During the height of the Iraq War, former President George W. Bush’s press secretaries like Ari Fleischer and Scott McClellan gave near-daily briefings. Bush’s Department of Defense also routinely gave daily briefings.
The Bush administration also had a more strategic public relations plan to present the war to the American people and the world.
“He was concerned about the international image of the United States and maintaining the psychological component of American leadership,” Cull said. “I don’t think this is on the agenda for the Trump White House. Their priority is a domestic audience.”
Former Bush Secretary of State Condoleezza Rice was reportedly seen going into the White House recently and has called on the Trump administration to “take care” of Iran for good.
This war with Iran also comes at a time when the country is sharply divided along political lines.
“The narrative is not really playing to the favor of the administration, because it’s already a deeply polarized, divided electorate and in a midterm election year,” Snow said. “And it comes on the heels of the State of the Union address, where you clearly saw that division and anger.”
Following 9/11, there was much broader support of Bush and his administration but still significant pushback. That mirrored the media’s coverage of the war, which took a sharp turn towards pushing back after the claims that Iraq had weapons of mass destruction turned out to be untrue.
When it comes to violence, the media tends to be more critical of American leadership, like the disastrous withdrawal from Afghanistan under former President Joe Biden, or former President Barack Obama’s handling of certain terror organizations.
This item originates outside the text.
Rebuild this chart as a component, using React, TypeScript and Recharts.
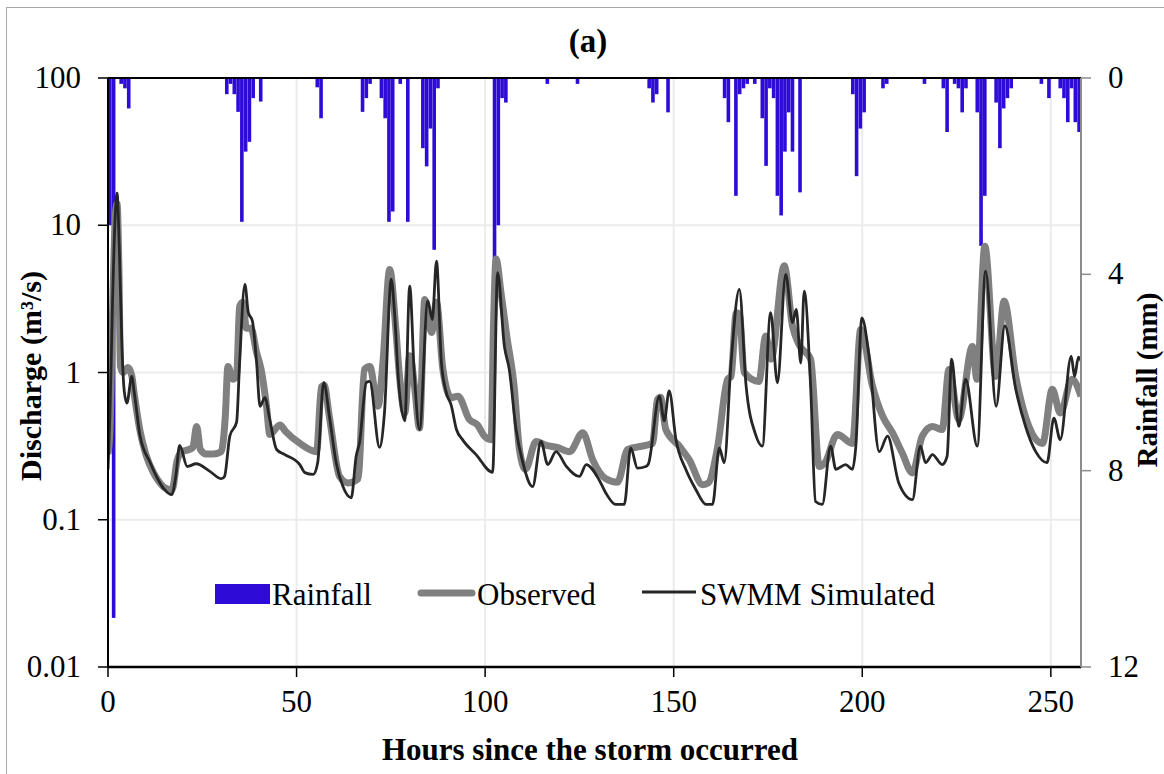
import React from 'react';
import { ComposedChart, Bar, Line, XAxis, YAxis, CartesianGrid, ReferenceLine } from 'recharts';

// Rainfall (mm) per hour interval starting at hour h
const rainHours = [0, 1, 3, 4, 5, 31, 32, 33, 34, 35, 36, 37, 38, 40, 55, 56, 67, 68, 69, 72, 73, 74, 75, 77, 79, 83, 84, 85, 86, 87, 102, 103, 104, 105, 116, 124, 143, 144, 145, 148, 163, 164, 166, 167, 168, 169, 171, 173, 174, 175, 176, 177, 178, 179, 180, 181, 183, 197, 198, 199, 200, 205, 206, 216, 221, 222, 224, 225, 226, 227, 230, 231, 232, 235, 236, 237, 238, 239, 247, 249, 252, 253, 254, 255, 256, 257];
const rainMm = [3.0, 11.0, 0.12, 0.21, 0.62, 0.33, 0.12, 0.33, 0.69, 2.93, 1.5, 1.3, 0.41, 0.48, 0.19, 0.82, 0.69, 0.41, 0.12, 0.41, 0.82, 2.93, 2.72, 0.12, 2.93, 1.43, 1.8, 1.03, 3.5, 0.21, 3.7, 3.0, 0.41, 0.5, 0.12, 0.12, 0.21, 0.5, 0.33, 0.7, 0.41, 0.9, 2.4, 0.33, 0.21, 0.12, 0.12, 0.82, 1.79, 0.21, 0.41, 2.4, 2.8, 1.5, 0.7, 1.5, 2.33, 0.33, 2.0, 1.03, 0.7, 0.21, 0.12, 0.12, 0.21, 1.1, 0.12, 0.21, 0.7, 0.21, 0.7, 3.42, 2.4, 0.5, 1.43, 0.62, 0.41, 0.21, 0.12, 0.41, 0.21, 0.41, 0.9, 0.21, 0.9, 1.1];

// Observed discharge (m3/s)
const obsHours = [0, 0.5, 1.2, 2.0, 2.4, 2.9, 3.3, 4.0, 5.3, 6.3, 7.0, 8.5, 10.0, 12.0, 13.3, 15.1, 17.0, 18.3, 19.5, 21.5, 22.5, 23.5, 24.5, 26.0, 28.0, 30.0, 31.1, 31.8, 33.2, 34.1, 34.9, 35.7, 36.7, 37.9, 39.4, 40.6, 42.0, 42.9, 45.6, 47.0, 50.9, 55.3, 56.6, 57.3, 58.7, 61.4, 63.6, 66.3, 68.0, 69.4, 71.6, 72.9, 74.7, 76.3, 77.3, 78.7, 80.0, 81.3, 82.6, 84.0, 85.8, 87.1, 88.8, 91.0, 92.8, 95.8, 98.0, 99.8, 101.6, 102.2, 102.9, 104.2, 105.7, 107.7, 109.1, 110.7, 113.5, 116.2, 119.1, 122.4, 125.9, 128.5, 132.0, 135.1, 137.8, 142.6, 144.4, 145.7, 146.5, 147.9, 151.5, 154.1, 157.7, 159.2, 161.6, 164.3, 165.2, 166.6, 167.4, 168.7, 172.6, 174.4, 175.8, 179.3, 181.5, 183.2, 186.3, 188.6, 190.1, 193.4, 197.4, 199.6, 202.7, 205.4, 208.0, 210.6, 213.3, 215.9, 218.6, 221.2, 223.0, 225.6, 229.2, 230.4, 232.5, 235.4, 237.6, 240.7, 244.2, 247.8, 250.4, 252.5, 255.6, 258];
const obsQ = [0.28, 0.4, 2.5, 12, 14, 5, 1.1, 1.0, 1.08, 0.95, 0.7, 0.4, 0.28, 0.21, 0.185, 0.165, 0.16, 0.25, 0.29, 0.3, 0.31, 0.43, 0.3, 0.28, 0.28, 0.29, 0.5, 1.1, 0.9, 0.95, 2.8, 3.0, 2.0, 2.0, 1.37, 1.05, 0.6, 0.38, 0.44, 0.4, 0.33, 0.29, 0.8, 0.82, 0.5, 0.197, 0.178, 0.19, 1.05, 1.1, 0.59, 1.17, 5.0, 2.0, 0.94, 0.53, 1.3, 0.8, 0.42, 3.13, 1.87, 3.0, 1.05, 0.675, 0.69, 0.48, 0.44, 0.37, 0.35, 2.0, 5.9, 3.5, 1.8, 0.8, 0.3, 0.22, 0.34, 0.32, 0.31, 0.29, 0.39, 0.256, 0.19, 0.18, 0.3, 0.32, 0.33, 0.655, 0.68, 0.41, 0.316, 0.256, 0.173, 0.178, 0.307, 0.9, 0.94, 2.55, 2.5, 1.0, 0.87, 1.77, 1.23, 5.3, 2.07, 1.55, 1.23, 0.23, 0.244, 0.38, 0.33, 1.96, 0.81, 0.505, 0.39, 0.284, 0.208, 0.37, 0.43, 0.41, 1.05, 0.48, 1.5, 0.9, 7.2, 0.94, 3.06, 0.94, 0.43, 0.33, 0.77, 0.53, 0.9, 0.69];

// SWMM simulated discharge (m3/s)
const simHours = [0, 0.5, 1.2, 2.0, 2.4, 3.0, 3.7, 4.3, 5.0, 6.3, 7.0, 8.5, 11.2, 13.3, 15.0, 16.9, 18.0, 19.0, 21.0, 23.4, 27.0, 30.1, 30.9, 32.3, 34.1, 34.9, 36.3, 37.2, 38.3, 39.4, 40.3, 41.6, 42.9, 44.7, 46.9, 50.9, 52.2, 54.4, 55.6, 57.2, 58.7, 60.5, 62.3, 64.5, 65.8, 66.7, 68.5, 69.4, 72.0, 73.3, 75.1, 76.0, 77.0, 78.7, 80.0, 81.2, 82.6, 84.8, 86.0, 87.1, 88.4, 89.7, 91.0, 92.4, 94.0, 97.6, 102.0, 103.3, 105.1, 106.4, 108.2, 110.0, 112.6, 114.8, 116.6, 118.8, 121.5, 125.0, 126.8, 130.2, 132.0, 134.6, 136.9, 138.6, 140.4, 142.6, 143.3, 146.2, 147.5, 148.8, 150.6, 153.2, 155.9, 158.6, 160.3, 162.1, 163.4, 165.2, 167.4, 169.2, 171.7, 173.5, 175.7, 177.5, 179.7, 181.5, 182.5, 183.7, 184.6, 186.3, 187.6, 189.4, 191.6, 193.0, 195.6, 197.4, 198.3, 199.9, 201.8, 204.5, 206.7, 209.7, 213.3, 215.4, 216.8, 218.6, 221.2, 222.5, 223.7, 225.6, 227.4, 230.5, 232.7, 235.5, 237.8, 240.7, 243.3, 246.0, 249.0, 250.8, 252.5, 255.4, 256.3, 257.3, 258];
const simQ = [0.22, 0.5, 3.0, 13, 16.5, 7, 1.5, 0.75, 0.62, 0.94, 0.72, 0.37, 0.244, 0.187, 0.16, 0.148, 0.2, 0.32, 0.23, 0.24, 0.213, 0.19, 0.197, 0.37, 0.46, 1.17, 3.97, 2.56, 2.23, 1.17, 0.59, 0.675, 0.48, 0.3, 0.277, 0.236, 0.209, 0.203, 0.244, 0.855, 0.505, 0.244, 0.168, 0.141, 0.27, 0.334, 0.855, 0.87, 0.31, 0.53, 4.3, 2.5, 0.9, 0.47, 3.86, 1.0, 0.41, 3.06, 2.29, 5.7, 1.17, 0.73, 0.6, 0.41, 0.35, 0.277, 0.21, 4.76, 1.51, 1.05, 0.41, 0.244, 0.168, 0.34, 0.237, 0.29, 0.231, 0.197, 0.237, 0.187, 0.152, 0.127, 0.127, 0.307, 0.224, 0.23, 0.24, 0.69, 0.47, 0.75, 0.35, 0.22, 0.16, 0.127, 0.127, 0.307, 0.244, 1.16, 3.67, 0.81, 0.38, 0.316, 2.55, 0.85, 4.63, 2.18, 2.68, 1.16, 3.57, 0.81, 0.133, 0.127, 0.316, 0.22, 0.237, 0.22, 0.316, 2.35, 1.29, 0.29, 0.37, 0.177, 0.137, 0.316, 0.244, 0.277, 0.237, 0.27, 1.23, 0.43, 0.9, 0.316, 4.88, 0.59, 2.07, 0.77, 0.43, 0.29, 0.244, 0.49, 0.35, 1.29, 0.94, 1.27, 1.2];

const xTicks = [0, 50, 100, 150, 200, 250];
const qTicks = [0.01, 0.1, 1, 10, 100];
const rainTicks = [0, 4, 8, 12];

const FONT = "'Liberation Serif', 'Times New Roman', serif";
const RAIN_COLOR = '#2e0bd6';
const OBS_COLOR = '#808080';
const SIM_COLOR = '#262626';
const RAIN_BAR_WIDTH = 3.6;

// rainfall bar sits at the middle of its hourly interval
const rainData = rainHours.map((h, i) => ({ h: h + 0.5, rain: rainMm[i] }));
const obsData = obsHours.map((h, i) => ({ h, q: obsQ[i] }));
const simData = simHours.map((h, i) => ({ h, q: simQ[i] }));

// keep the scale-computed x centre / y extent, but force an hourly-wide column
const RainBar = (props: any) => {
  const { x, y, width, height } = props;
  if (x == null || y == null || !height) return null;
  const cx = x + (width || 0) / 2;
  const top = Math.min(y, y + height);
  const h = Math.abs(height);
  return <rect x={cx - RAIN_BAR_WIDTH / 2} y={top} width={RAIN_BAR_WIDTH} height={h} fill={RAIN_COLOR} />;
};

const XTick = (props: any) => {
  const { x, y, payload } = props;
  return (
    <text x={x} y={y + 33} textAnchor="middle" fontFamily={FONT} fontSize={31} fill="#000">
      {payload.value}
    </text>
  );
};

const LeftTick = (props: any) => {
  const { x, y, payload } = props;
  return (
    <text x={x - 15} y={y + 10} textAnchor="end" fontFamily={FONT} fontSize={31} fill="#000">
      {payload.value}
    </text>
  );
};

const RightTick = (props: any) => {
  const { x, y, payload } = props;
  return (
    <text x={x + 15} y={y + 10} textAnchor="start" fontFamily={FONT} fontSize={31} fill="#000">
      {payload.value}
    </text>
  );
};

export default function App() {
  return (
    <div style={{ position: 'absolute', left: 0, top: 0, width: 1164, height: 774, background: '#fff', overflow: 'hidden' }}>
      <div style={{ position: 'absolute', left: 6, top: 7, width: 1200, height: 820, border: '1px solid #a8a8a8', boxSizing: 'border-box' }} />
      <svg width={1164} height={70} style={{ position: 'absolute', left: 0, top: 0 }}>
        <text x={588} y={52} textAnchor="middle" fontFamily={FONT} fontWeight="bold" fontSize={33} fill="#000">(a)</text>
      </svg>
      <div style={{ position: 'absolute', left: 0, top: 0 }}>
        <ComposedChart width={1164} height={774} data={rainData} margin={{ top: 78, right: 0, bottom: 0, left: 0 }}>
          <CartesianGrid yAxisId="q" stroke="#ececec" strokeWidth={2} />
          <XAxis
            dataKey="h"
            type="number"
            domain={[0, 258]}
            ticks={xTicks}
            allowDataOverflow
            height={107}
            tickSize={10}
            tickLine={{ stroke: '#000', strokeWidth: 1.5 }}
            axisLine={{ stroke: '#000', strokeWidth: 2.5 }}
            tick={<XTick />}
            label={() => (
              <text x={590} y={760} textAnchor="middle" fontFamily={FONT} fontWeight="bold" fontSize={31} fill="#000">
                Hours since the storm occurred
              </text>
            )}
          />
          <YAxis
            yAxisId="q"
            scale="log"
            domain={[0.01, 100]}
            ticks={qTicks}
            allowDataOverflow
            width={108}
            tickSize={10}
            tickLine={{ stroke: '#000', strokeWidth: 1.5 }}
            axisLine={{ stroke: '#000', strokeWidth: 2 }}
            tick={<LeftTick />}
            label={() => (
              <text transform="translate(30,376) rotate(-90)" textAnchor="middle" dominantBaseline="central" fontFamily={FONT} fontWeight="bold" fontSize={30} fill="#000">
                Discharge (m³/s)
              </text>
            )}
          />
          <YAxis
            yAxisId="r"
            orientation="right"
            domain={[0, 12]}
            reversed
            ticks={rainTicks}
            allowDataOverflow
            width={83}
            tickSize={10}
            tickLine={{ stroke: '#8c8c8c', strokeWidth: 1.5 }}
            axisLine={{ stroke: '#8c8c8c', strokeWidth: 2 }}
            tick={<RightTick />}
            label={() => (
              <text transform="translate(1147,380) rotate(-90)" textAnchor="middle" dominantBaseline="central" fontFamily={FONT} fontWeight="bold" fontSize={29} fill="#000">
                Rainfall (mm)
              </text>
            )}
          />
          <ReferenceLine yAxisId="q" y={100} stroke="#000" strokeWidth={2} />
          <Bar yAxisId="r" dataKey="rain" name="Rainfall" fill={RAIN_COLOR} barSize={4} shape={<RainBar />} isAnimationActive={false} />
          <Line data={obsData} yAxisId="q" dataKey="q" name="Observed" type="monotone" stroke={OBS_COLOR} strokeWidth={7} dot={false} activeDot={false} strokeLinejoin="round" isAnimationActive={false} />
          <Line data={simData} yAxisId="q" dataKey="q" name="SWMM Simulated" type="monotone" stroke={SIM_COLOR} strokeWidth={2.8} dot={false} activeDot={false} strokeLinejoin="round" isAnimationActive={false} />
        </ComposedChart>
      </div>
      <svg width={1164} height={50} style={{ position: 'absolute', left: 0, top: 570 }}>
        <rect x={215} y={14} width={55} height={20} fill={RAIN_COLOR} />
        <text x={272} y={35} fontFamily={FONT} fontSize={31} fill="#000">Rainfall</text>
        <line x1={421} y1={23} x2={472} y2={23} stroke={OBS_COLOR} strokeWidth={7} strokeLinecap="round" />
        <text x={477} y={35} fontFamily={FONT} fontSize={31} fill="#000">Observed</text>
        <line x1={642} y1={22} x2={696} y2={22} stroke={SIM_COLOR} strokeWidth={3} />
        <text x={700} y={35} fontFamily={FONT} fontSize={31} fill="#000">SWMM Simulated</text>
      </svg>
    </div>
  );
}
It’s something that comes with the territory of going to war or putting American lives at stake.
“[During the] Persian Gulf War, we were at the gas pumps, and we were asking them, ‘Well, why did we go to war against Saddam Hussein?’” Snow said. “Now that was a coalition of the world, supposedly. George Herbert Walker Bush got a lot more support then.”
The first Bush took significant steps to get world approval before kicking Iraq out of Kuwait.
“He really took care of the images,” Cull said. “Even, I found, ending the war before the images went really, really bad. The whole thing was about not only doing right but being seen to work properly within the boundaries of international legitimacy.”